For defenseman Adrian Aucoin, being named the captain of an Original Six team for the 2005-06 season was tainted by the fact that at the time, the Chicago Blackhawks were a disaster.
"It was a struggle. I was here, basically they gave us these business cards that were good for two tickets, you'd redeem them online then I think you had a choice of three different games you could go to," Aucoin said on the latest episode of the Blackhawks Talk Podcast.
"We were standing one day, I think we went downtown and they said, 'Two guys at a train station, two guys at a bus station, two guys at a street corner.' And we'd just hand them out to people and people looked at us and thought we were crazy. Even a few people made smart aleck comments like, 'Oh, the Blackhawks still have a team?' It was one of those things."
From 1997-2008, the Hawks made the playoffs just once — losing to the St. Louis Blues 4-1 in the Western Conference Quarterfinals. Also during that stretch, you weren't able to find Blackhawks' home games on TV or fans in the stands if you attended a home game.

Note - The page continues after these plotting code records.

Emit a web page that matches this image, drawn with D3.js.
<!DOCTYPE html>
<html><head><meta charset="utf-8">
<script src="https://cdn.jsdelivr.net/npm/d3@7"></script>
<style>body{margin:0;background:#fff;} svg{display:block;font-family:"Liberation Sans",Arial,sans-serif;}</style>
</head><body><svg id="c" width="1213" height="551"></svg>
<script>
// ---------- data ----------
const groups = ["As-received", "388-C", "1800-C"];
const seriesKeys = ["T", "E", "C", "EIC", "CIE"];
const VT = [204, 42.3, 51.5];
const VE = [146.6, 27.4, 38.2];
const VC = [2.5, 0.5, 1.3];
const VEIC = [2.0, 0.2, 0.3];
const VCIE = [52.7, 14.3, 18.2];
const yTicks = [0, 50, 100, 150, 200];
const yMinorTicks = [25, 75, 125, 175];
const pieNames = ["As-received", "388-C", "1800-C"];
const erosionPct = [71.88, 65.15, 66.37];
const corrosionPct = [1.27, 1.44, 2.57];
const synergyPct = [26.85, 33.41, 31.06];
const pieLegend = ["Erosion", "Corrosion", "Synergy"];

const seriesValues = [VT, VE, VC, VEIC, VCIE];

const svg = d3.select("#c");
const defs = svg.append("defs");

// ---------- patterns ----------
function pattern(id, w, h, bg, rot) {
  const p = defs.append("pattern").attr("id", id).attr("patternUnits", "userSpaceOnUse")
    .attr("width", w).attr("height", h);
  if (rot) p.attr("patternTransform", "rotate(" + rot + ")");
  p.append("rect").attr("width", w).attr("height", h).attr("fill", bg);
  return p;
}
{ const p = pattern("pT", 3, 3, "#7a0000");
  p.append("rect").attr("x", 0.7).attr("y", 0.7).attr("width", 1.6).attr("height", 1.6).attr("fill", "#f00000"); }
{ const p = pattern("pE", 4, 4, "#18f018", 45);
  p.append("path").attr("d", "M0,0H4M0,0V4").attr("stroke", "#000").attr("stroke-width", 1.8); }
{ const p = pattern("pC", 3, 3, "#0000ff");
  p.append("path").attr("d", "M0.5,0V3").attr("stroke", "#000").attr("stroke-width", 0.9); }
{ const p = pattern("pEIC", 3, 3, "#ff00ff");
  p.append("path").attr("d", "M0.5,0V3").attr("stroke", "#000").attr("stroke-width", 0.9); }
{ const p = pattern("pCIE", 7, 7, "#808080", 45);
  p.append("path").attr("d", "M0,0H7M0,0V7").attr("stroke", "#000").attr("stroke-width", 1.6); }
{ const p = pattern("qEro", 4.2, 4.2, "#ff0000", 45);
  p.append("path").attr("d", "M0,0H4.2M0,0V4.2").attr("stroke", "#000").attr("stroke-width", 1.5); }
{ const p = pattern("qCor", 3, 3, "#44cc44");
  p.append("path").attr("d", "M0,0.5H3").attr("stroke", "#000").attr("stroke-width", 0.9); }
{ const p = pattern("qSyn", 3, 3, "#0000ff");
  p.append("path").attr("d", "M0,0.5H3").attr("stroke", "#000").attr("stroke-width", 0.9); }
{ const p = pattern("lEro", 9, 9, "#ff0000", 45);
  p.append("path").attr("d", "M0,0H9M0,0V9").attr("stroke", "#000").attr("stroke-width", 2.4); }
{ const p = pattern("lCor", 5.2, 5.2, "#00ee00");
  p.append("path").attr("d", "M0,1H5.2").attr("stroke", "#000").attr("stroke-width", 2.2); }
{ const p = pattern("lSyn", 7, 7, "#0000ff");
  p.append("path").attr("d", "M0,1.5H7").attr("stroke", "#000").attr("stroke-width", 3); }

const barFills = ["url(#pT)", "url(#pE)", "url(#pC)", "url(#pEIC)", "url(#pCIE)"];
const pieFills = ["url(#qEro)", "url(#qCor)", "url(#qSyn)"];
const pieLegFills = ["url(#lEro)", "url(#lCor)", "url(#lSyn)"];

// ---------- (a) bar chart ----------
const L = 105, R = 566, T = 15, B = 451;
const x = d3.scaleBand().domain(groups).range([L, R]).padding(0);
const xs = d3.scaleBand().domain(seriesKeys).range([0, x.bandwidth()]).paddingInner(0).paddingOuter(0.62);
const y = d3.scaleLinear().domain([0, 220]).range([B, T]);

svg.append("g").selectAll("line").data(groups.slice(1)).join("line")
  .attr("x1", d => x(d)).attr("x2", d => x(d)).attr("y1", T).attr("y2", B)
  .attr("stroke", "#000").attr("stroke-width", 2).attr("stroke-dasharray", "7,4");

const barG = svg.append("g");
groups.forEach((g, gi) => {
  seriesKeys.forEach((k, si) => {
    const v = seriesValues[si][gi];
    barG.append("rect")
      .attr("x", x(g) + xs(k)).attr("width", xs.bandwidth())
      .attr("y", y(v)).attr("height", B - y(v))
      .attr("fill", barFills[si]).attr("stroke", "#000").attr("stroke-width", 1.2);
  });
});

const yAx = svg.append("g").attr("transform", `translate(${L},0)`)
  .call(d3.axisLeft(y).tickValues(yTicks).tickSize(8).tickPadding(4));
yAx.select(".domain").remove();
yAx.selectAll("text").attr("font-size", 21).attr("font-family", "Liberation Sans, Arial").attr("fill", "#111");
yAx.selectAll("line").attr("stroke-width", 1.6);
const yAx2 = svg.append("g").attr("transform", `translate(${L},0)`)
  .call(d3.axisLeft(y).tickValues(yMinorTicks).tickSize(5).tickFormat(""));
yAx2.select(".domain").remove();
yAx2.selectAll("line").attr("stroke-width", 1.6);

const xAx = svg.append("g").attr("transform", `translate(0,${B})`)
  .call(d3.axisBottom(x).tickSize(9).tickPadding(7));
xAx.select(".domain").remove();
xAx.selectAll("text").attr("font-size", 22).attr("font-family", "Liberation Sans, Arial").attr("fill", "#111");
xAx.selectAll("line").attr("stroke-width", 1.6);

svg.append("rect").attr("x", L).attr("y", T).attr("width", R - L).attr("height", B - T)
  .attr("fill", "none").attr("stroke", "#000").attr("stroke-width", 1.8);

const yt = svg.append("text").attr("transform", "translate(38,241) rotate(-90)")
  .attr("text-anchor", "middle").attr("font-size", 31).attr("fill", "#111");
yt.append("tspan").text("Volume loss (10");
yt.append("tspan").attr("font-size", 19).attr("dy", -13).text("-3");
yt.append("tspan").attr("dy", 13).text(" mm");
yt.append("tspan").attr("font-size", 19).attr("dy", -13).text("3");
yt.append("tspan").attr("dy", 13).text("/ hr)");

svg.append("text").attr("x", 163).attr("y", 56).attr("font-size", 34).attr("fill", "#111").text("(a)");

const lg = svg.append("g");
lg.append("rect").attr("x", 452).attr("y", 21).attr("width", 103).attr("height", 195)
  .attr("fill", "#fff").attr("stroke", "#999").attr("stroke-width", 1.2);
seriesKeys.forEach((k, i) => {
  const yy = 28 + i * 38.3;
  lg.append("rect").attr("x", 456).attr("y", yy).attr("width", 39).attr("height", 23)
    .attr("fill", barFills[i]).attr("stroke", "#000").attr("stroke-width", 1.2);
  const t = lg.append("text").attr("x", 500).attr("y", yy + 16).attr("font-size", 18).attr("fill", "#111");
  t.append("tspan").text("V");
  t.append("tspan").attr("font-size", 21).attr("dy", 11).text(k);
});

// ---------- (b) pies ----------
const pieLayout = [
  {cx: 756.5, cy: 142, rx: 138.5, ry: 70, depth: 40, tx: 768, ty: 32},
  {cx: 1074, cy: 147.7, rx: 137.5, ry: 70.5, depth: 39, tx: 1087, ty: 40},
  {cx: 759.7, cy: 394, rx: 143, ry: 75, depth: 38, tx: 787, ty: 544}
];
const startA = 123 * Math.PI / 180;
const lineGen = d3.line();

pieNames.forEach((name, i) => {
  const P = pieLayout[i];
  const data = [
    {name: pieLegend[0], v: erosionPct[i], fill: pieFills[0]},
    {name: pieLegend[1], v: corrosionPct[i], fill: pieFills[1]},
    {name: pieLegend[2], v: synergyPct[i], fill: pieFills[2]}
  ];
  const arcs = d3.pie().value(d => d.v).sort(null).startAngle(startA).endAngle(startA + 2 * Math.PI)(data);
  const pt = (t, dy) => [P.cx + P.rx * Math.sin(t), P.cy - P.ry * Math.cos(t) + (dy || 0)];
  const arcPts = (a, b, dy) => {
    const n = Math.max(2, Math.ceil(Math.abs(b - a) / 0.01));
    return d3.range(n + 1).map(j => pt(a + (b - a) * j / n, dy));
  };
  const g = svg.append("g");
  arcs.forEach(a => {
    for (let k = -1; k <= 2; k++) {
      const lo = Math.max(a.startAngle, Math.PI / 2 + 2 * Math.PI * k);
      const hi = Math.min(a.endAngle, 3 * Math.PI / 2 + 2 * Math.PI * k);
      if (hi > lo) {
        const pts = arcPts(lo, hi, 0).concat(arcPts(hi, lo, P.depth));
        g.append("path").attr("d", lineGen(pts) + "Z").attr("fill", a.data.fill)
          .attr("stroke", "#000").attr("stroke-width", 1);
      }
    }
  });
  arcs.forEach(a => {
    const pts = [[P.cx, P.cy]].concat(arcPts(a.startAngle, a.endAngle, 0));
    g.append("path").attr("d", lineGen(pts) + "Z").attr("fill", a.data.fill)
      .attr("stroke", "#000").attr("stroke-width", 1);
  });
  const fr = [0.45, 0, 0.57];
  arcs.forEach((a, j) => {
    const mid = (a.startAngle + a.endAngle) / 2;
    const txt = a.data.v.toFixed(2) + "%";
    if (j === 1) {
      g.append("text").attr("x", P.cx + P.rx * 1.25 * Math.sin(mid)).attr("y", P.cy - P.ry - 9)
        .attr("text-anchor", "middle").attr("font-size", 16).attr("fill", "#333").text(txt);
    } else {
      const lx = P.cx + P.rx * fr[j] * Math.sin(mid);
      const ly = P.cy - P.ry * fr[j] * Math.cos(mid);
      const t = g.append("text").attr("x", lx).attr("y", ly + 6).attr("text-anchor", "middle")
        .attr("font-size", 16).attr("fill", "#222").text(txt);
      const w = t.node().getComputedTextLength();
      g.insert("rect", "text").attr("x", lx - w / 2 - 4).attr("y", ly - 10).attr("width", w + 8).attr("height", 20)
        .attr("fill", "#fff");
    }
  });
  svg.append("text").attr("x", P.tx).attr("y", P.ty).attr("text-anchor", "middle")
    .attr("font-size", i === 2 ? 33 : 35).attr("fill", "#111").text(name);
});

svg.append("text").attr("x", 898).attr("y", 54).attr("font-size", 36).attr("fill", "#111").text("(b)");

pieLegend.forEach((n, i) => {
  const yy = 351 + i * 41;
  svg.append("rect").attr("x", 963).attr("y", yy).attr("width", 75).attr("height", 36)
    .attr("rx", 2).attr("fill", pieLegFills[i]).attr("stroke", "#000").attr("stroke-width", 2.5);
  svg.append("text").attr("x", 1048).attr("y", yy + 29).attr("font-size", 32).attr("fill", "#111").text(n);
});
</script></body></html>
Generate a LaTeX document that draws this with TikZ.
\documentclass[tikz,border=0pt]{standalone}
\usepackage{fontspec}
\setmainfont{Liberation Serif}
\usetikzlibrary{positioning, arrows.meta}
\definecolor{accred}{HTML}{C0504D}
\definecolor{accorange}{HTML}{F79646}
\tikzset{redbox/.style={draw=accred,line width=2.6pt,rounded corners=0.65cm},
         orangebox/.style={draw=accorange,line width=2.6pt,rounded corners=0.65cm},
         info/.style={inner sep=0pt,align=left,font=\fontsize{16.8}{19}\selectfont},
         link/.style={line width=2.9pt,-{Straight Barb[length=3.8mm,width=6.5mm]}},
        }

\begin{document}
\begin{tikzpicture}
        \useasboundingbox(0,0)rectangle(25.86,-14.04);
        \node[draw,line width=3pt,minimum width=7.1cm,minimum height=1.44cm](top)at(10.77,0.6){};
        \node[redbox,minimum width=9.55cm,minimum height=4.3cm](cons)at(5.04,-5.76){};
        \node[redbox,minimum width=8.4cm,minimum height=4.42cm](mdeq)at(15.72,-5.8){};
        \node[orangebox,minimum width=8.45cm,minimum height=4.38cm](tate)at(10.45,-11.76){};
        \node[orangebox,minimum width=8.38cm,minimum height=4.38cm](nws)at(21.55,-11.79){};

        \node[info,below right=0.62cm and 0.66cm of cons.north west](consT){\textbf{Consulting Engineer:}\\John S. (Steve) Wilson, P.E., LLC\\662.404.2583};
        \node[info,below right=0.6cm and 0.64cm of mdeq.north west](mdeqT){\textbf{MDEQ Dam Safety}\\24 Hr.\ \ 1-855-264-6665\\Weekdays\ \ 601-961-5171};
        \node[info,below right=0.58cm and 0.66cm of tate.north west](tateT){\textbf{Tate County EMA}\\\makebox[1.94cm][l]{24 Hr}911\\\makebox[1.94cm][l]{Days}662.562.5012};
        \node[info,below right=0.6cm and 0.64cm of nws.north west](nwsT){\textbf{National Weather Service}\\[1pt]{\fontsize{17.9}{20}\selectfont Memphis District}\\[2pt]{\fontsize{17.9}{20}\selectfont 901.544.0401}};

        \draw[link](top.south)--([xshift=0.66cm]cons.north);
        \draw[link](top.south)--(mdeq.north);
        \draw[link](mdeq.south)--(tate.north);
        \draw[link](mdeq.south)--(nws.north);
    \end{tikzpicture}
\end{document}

After playing over 1,100 NHL games, Aucoin retired as a player with the Columbus Blue Jackets after the 2012-13 season. He became a development coach with the Blackhawks — working with defensemen in the Hawks' system — in the fall of 2013 and resigned in the middle of the 2014-15 season to spend more time with his family.
Adrian played for three teams before he arrived in Chicago and three times after he left the Hawks, but as tough as his 2005-07 stint was, it was a vital time in the history of the franchise in which players like Duncan Keith and Brent Seabrook — rookies in 05-06 — were allowed to fail to develop into the three-time Stanley-Cup hoisting organizational cornerstones they became. Patrick Sharp, who came over from Philly in 05-06, found his role and his game while facing overwhelming adversity early on too.
Next season, as the Hawks dive deeper into a rebuild around the core four, you'll see a similar thing. Young players will get a lot of opportunities, often in key moments. It won't be a formula for immediate success, but it won't be nearly as bad as what Aucoin witnessed in the Windy City.
"I would say not even close," Aucoin said. "They have too many champions on this team to let it happen. You look at the locker room, you start off with those two defensemen, you add (Patrick Kane) and (Jonathan) Toews, it could never go backwards. I think there'll be some tough times for sure, just because of depth, but if you look at some of these young guys like Kirby Dach coming in, they've done a great job. I think goaltending will be a little bit of a question mark. I know that they like their guys, I personally don't know them as well. So it'll be tough.
"And a new coach, I think they're still transitioning. When you go from a coach like (Joel) Quenneville, who was obviously time-tested and true, Jeremy is obviously a good coach in what he does, but there's going to be transition. I think taking over at that point in the year (Nov. 6, 2018) was probably tough on him. To establish himself obviously takes a while. When you get the veterans like these guys, the quality people they are, they're going to do whatever it takes. So I think they'll be fine."